1. What inspired you to write this book?

I grew up in a house where my mother saved a ton of things. She wasn’t a hoarder, but she was a keeper, and when she died, it was a wrenching experience to go through the house and sift through all the things she had saved—including the red flannel shirt that made its way into the story. 

That got me thinking of houses where the occupant’s keeping of possessions becomes problematic. It’s a phenomenon too often written off as “crazy” or sensationalized for television without asking the more sympathetic question of “Why?” Seeing my childhood house cleaned out made me understand at least one possible answer, though of course they’re as varied as people are. If you never throw anything away, you know it’s still there, still with you. Nothing is lost, nothing is abandoned. Speaking for myself, I find that profoundly moving, because that’s a desire I think many of us share: the desire for permanence even in the face of inevitable change. 
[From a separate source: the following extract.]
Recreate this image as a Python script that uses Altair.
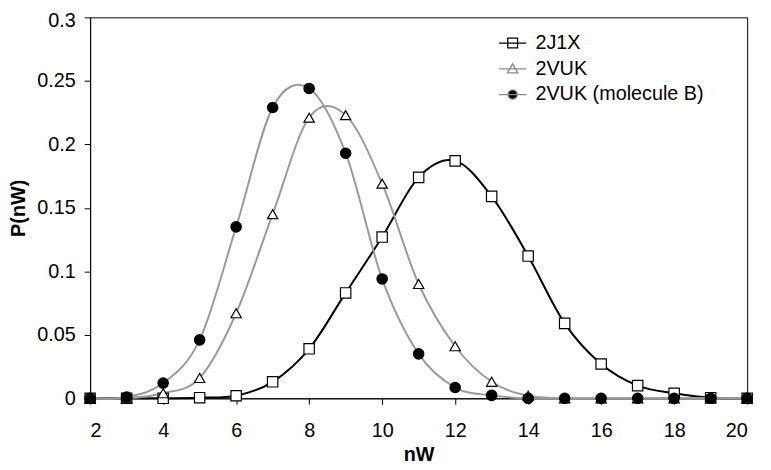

2. What was your favourite part of writing it?

Researching fungi! I grew up in the desert, and it’s so dry that we don’t see a lot of mushroom species except your basic agaricus after a rain or on a lawn that gets watered. Hiking chunks of the Appalachian Trail from roughly Tennessee to southern Massachusetts was a revelation, because the fungi there are so varied and weird—mushrooms that taste like chicken or glow in the dark or that look like Japanese pottery or horses’ hooves. Amazing. 

In the course of reading about decomposition, as one does, I ran into the works of Merlin Sheldrake and Paul Stamets, who write so meaningfully and beautifully about fungi as organisms—ones much more richly complex and ancient than I had imagined. Their insights were moving and gave me a sense of that permanence-in-change that’s  part of all life.